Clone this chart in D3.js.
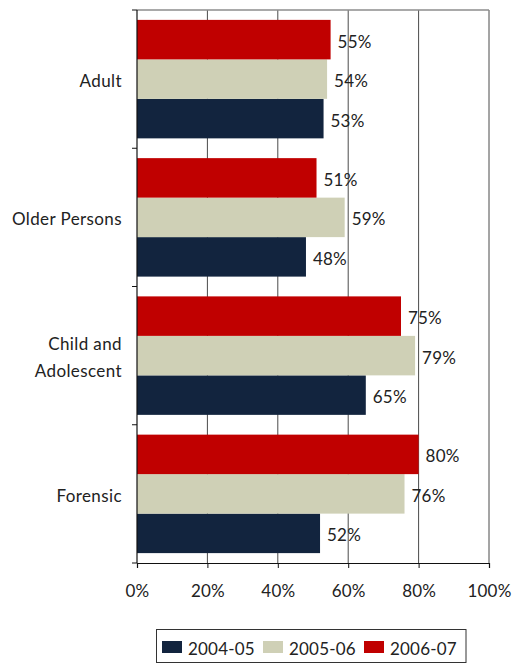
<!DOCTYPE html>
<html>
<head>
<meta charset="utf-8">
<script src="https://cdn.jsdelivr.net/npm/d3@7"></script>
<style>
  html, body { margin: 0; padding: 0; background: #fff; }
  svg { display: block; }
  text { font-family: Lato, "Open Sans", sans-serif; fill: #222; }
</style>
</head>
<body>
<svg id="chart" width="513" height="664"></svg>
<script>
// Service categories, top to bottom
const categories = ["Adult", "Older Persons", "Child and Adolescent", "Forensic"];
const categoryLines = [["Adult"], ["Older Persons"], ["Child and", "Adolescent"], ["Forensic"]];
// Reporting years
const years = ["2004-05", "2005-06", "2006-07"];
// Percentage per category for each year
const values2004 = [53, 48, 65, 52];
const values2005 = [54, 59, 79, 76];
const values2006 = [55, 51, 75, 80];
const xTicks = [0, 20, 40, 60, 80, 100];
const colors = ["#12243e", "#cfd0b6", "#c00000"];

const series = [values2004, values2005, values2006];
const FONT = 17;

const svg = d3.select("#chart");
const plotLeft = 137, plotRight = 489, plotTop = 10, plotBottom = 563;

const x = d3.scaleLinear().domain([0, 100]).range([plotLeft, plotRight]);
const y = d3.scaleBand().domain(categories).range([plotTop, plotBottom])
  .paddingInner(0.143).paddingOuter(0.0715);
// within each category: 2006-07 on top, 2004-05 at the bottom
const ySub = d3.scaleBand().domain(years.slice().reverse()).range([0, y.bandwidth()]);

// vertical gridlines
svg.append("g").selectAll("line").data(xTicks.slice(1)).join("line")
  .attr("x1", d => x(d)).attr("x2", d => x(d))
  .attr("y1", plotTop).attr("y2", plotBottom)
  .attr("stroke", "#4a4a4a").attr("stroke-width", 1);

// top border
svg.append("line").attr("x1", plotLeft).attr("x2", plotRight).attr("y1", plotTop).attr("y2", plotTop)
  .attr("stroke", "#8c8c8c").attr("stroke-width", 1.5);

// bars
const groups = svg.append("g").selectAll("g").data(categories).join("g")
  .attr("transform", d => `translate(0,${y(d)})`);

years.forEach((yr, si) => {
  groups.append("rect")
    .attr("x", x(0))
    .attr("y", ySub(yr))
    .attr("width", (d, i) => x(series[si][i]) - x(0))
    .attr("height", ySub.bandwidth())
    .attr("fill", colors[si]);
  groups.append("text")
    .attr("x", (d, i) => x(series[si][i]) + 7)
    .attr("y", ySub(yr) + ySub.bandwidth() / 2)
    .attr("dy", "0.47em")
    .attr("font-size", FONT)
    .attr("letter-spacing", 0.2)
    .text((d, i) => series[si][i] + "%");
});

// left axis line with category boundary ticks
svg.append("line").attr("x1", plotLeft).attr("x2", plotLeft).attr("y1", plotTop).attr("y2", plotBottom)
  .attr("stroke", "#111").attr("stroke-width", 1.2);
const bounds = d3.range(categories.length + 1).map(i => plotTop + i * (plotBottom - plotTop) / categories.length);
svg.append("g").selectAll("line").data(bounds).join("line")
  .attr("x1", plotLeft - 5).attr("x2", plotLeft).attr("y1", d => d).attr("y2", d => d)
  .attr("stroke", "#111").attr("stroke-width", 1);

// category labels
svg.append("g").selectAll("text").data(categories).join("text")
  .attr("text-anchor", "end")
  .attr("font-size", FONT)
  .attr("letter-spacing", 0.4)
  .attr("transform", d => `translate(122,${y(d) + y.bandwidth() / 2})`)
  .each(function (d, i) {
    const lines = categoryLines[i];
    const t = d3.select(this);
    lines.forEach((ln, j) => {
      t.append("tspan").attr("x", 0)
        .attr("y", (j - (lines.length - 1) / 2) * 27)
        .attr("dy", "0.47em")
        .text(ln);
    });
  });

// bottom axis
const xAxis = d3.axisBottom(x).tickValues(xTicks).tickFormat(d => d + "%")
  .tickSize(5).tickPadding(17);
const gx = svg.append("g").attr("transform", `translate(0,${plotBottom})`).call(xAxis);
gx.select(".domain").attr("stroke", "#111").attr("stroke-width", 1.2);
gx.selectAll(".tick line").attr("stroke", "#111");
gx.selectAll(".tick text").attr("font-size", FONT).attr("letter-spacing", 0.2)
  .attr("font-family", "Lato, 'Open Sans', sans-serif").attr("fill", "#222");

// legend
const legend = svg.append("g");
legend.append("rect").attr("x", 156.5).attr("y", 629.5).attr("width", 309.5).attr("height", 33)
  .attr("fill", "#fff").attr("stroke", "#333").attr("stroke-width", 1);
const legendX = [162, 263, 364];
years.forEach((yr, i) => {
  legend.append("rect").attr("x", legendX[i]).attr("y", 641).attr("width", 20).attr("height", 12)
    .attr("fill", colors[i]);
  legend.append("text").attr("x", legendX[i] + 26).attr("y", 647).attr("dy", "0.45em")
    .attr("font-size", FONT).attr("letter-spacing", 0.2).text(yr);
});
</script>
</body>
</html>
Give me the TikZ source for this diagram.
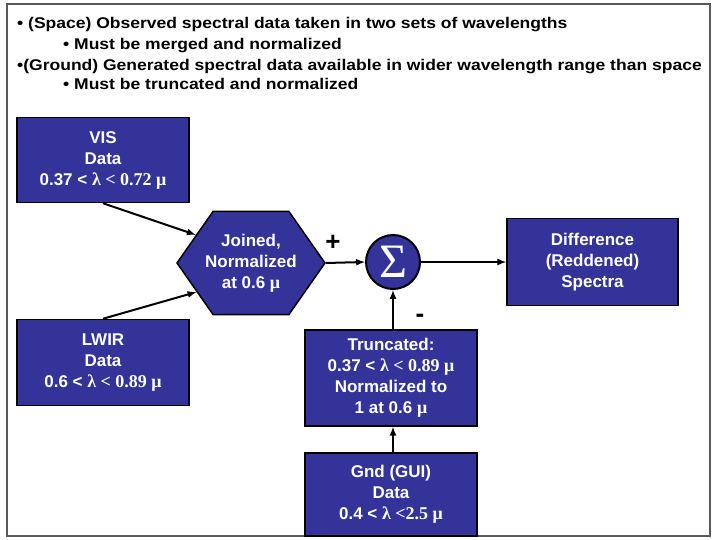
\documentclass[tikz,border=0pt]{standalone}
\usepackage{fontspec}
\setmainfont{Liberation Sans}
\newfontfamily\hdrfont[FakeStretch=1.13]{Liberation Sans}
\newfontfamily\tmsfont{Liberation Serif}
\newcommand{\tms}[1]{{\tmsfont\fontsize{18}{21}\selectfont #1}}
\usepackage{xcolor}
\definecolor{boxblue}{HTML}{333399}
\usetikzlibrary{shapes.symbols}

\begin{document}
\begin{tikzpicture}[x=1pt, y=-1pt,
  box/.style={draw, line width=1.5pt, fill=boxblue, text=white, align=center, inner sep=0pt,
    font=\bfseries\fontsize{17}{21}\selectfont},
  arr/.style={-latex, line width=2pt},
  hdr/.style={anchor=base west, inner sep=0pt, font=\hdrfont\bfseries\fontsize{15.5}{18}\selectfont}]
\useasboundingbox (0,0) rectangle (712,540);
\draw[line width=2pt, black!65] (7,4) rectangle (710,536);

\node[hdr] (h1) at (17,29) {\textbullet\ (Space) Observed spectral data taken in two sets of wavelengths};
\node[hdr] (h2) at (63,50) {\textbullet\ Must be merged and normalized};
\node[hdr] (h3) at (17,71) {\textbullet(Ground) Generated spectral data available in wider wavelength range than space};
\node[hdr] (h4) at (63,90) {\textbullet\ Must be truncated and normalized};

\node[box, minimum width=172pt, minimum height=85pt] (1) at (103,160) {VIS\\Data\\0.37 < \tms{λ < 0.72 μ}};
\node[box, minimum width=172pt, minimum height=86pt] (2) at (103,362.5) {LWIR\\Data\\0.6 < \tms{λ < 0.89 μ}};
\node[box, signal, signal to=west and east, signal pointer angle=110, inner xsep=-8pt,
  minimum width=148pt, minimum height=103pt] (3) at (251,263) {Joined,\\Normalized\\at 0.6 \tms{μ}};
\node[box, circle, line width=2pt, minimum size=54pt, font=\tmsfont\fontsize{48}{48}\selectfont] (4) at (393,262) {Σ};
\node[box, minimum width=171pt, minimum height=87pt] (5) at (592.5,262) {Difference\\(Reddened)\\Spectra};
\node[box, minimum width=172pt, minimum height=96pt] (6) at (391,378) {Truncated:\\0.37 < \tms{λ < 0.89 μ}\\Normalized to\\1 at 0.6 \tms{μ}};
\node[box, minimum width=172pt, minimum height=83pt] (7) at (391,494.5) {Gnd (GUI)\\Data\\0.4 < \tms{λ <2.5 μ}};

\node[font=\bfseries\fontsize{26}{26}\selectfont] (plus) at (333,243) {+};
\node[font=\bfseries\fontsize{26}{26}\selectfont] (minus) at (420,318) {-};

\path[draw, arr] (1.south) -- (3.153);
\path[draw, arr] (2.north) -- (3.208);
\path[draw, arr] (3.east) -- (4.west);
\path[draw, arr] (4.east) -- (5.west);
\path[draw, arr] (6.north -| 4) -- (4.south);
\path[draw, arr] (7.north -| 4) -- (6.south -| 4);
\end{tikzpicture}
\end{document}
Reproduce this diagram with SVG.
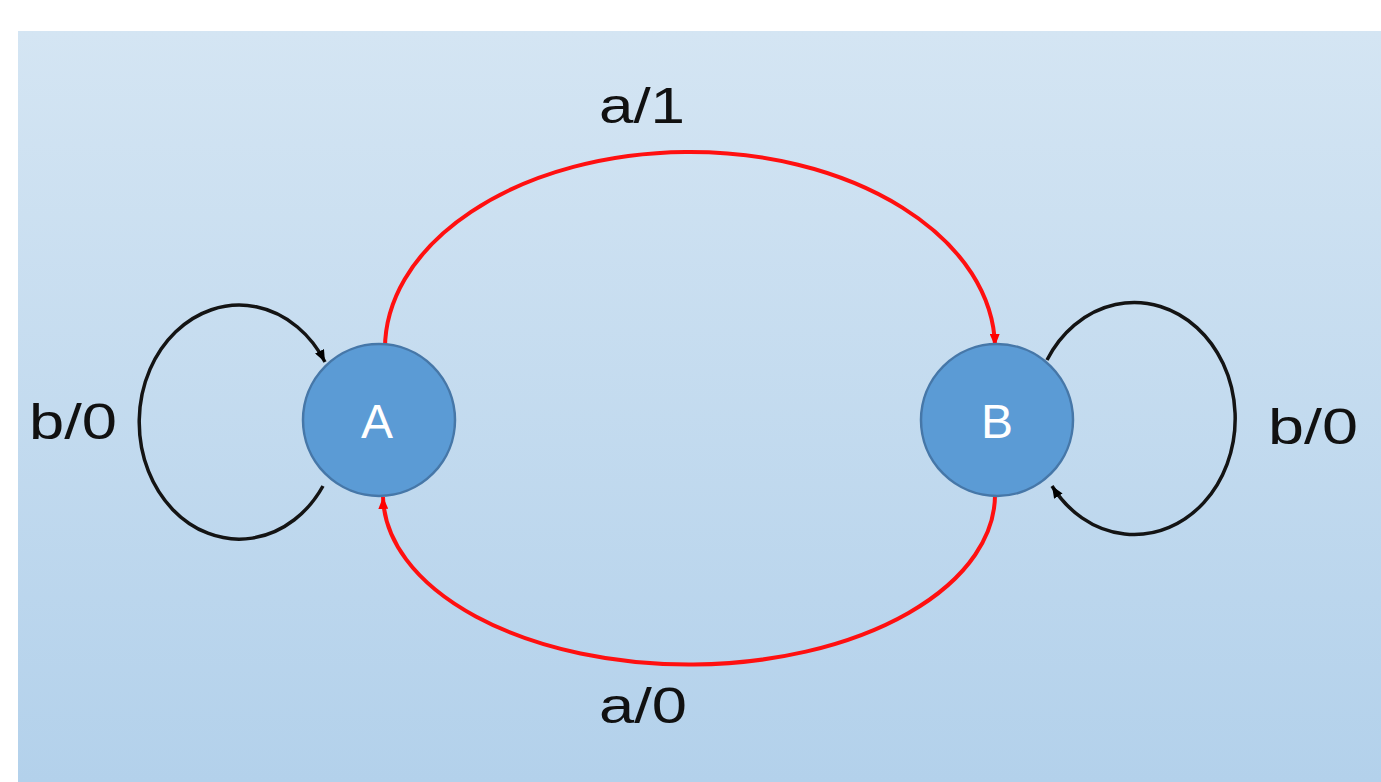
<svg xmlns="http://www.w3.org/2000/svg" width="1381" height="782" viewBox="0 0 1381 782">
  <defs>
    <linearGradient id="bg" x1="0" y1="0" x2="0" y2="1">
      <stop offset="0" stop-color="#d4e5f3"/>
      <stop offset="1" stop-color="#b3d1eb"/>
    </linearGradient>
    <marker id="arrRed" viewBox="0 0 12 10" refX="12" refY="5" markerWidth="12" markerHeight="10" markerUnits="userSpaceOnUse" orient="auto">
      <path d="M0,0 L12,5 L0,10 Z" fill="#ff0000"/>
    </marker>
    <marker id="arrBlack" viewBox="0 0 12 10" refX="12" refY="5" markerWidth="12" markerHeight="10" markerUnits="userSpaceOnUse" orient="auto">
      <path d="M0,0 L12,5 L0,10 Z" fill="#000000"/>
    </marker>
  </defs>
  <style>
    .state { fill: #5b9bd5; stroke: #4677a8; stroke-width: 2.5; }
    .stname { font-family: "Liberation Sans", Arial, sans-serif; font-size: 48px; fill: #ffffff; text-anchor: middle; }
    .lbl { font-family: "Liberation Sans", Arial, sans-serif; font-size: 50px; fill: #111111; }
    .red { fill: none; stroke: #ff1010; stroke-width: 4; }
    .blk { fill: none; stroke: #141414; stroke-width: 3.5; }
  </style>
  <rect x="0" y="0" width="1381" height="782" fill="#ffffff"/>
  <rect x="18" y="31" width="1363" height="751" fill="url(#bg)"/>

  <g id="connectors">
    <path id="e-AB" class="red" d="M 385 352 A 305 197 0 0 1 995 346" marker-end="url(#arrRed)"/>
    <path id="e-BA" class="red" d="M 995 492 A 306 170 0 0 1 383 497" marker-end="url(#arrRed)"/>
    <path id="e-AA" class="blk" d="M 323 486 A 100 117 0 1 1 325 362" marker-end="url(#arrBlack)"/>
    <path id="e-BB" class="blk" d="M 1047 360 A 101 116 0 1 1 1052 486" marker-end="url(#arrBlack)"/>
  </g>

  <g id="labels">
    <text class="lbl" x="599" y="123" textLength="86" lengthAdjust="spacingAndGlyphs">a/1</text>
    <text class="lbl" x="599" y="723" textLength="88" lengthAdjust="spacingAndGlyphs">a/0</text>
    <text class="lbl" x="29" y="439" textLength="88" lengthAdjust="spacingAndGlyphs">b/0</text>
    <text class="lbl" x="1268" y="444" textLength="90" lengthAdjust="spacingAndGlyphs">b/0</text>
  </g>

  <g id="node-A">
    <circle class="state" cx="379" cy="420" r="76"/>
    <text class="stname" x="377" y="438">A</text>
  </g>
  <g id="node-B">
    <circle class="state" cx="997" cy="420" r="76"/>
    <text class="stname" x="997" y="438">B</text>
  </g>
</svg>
==================================================
* _Task objective_
Search the data for the word "diagram" and copy each line where it appears.

* _Result for this exercise_
Give me the TikZ source for this diagram.
Reproduce this diagram with SVG.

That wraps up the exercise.